I'm feeling restless...I get this way once in a while. I attribute it to my "wandering" gene. The desire - that has been passed down to me from my grandmother, then my father - to pick up, pack up and head out on the road.

I love to travel; in my early 20s I thought that I would spend my days as a world traveller, perhaps working towards a career where frequent trips would be a necessity. I pictured myself as a single woman, childless, a nomad. Fast forward 6 or 7 years, and I couldn't be in a more different place!

I'm not complaining at all - I love my life, and wouldn't change a thing. But that doesn't stop the restless feelings, and the hour I spent yesterday surfing travel websites (JourneyWoman is a great example). I furtively began budgeting to see if there would be enough for me to take off on an adventure next year (there probably isn't).

I don't really agree with couples taking separate vacations all the time; after all, family vacations are wonderful ways to learn more about each other and create lasting memories for children. BUT, I think the occasional journey on one's own helps build confidence, renew energy and give some perspective.

Huffing and puffing my way through a hike in late pregnancy

And I've married a man who is quite comfortable using his vacation time to head out into the Ontario wilderness on canoe or hiking trips. He even enjoys tenting in the dead of winter! Isn't that what cabins and yurts were built for? So you didn't have to freeze your ass off in a tiny slip of a tent?

Now, I like my share of adventure, and have no problem travelling to places where the comforts of home are hard to find. But I could do without long camping trips in the wild, when I don't see a single other living soul for days at a time. I spend the nights shaking with terror in my tent, picturing a wandering black bear using me as his next meal.

If I'm not worrying about bears, I'm worrying about serial killers dumping the dead bodies of their victims in nearby woods. On one memorable portage trip with my hubby, I was woken in the night by the sound of a motorboat. I got out of the tent, and saw lights flashing across the lake, near a camping site we had checked out the day before. I crawled back into the tent, and shook Tom as hard as I could. He grunted and moaned (this was probably the third time I had woken him; once because I had heard a racoon which I was positive was a bear, and another time to ask him to accompany me while I peed).

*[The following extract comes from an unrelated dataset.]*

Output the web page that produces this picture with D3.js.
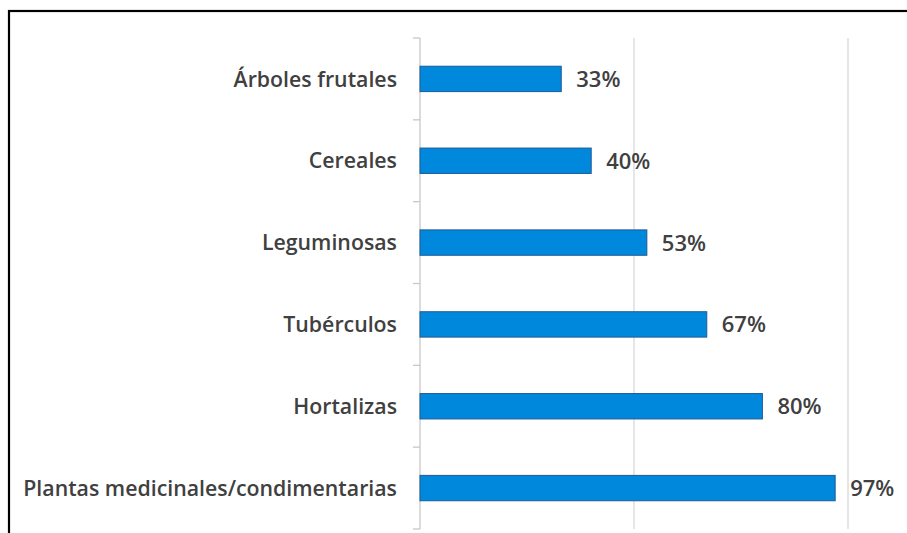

"Someone's dumping a dead body," I whispered in quiet desperation.

"What??" he said, rubbing his eyes.

"A motorboat just pulled up to the shore, and I'm positive that they're doing something illegal! Drug running! Dead bodies!" I began sweating and shaking.

"Go back to sleep, he said. You're being ridiculous."

Well, needless to say, I didn't go back to sleep, and spent the rest of the night plotting how I would save our lives if the thugs came across the lake to dispose of the witnesses. So you can see why camping just isn't my thing.

My thing is people and places. I want to know how people live, where they eat, what they eat, and where they go for fun. I want to chat with people, visit their museums, and walk their streets. I want to use their toilets, even when they're missing the toilet bowl and I'm expected to squat over a hole. I want to get a sense of the country as a whole, and find out what makes a culture "tick." This usually involves visiting larger cities, although I also enjoy the quiet of the rural areas. So these are the types of trips I will need to do on my own, as Tom is more interested in sawing logs (literally) than navigating the crowds of a foreign city.

For now I will have to satisfy myself by browsing travel sites and living vicariously through friends who are on their own adventures.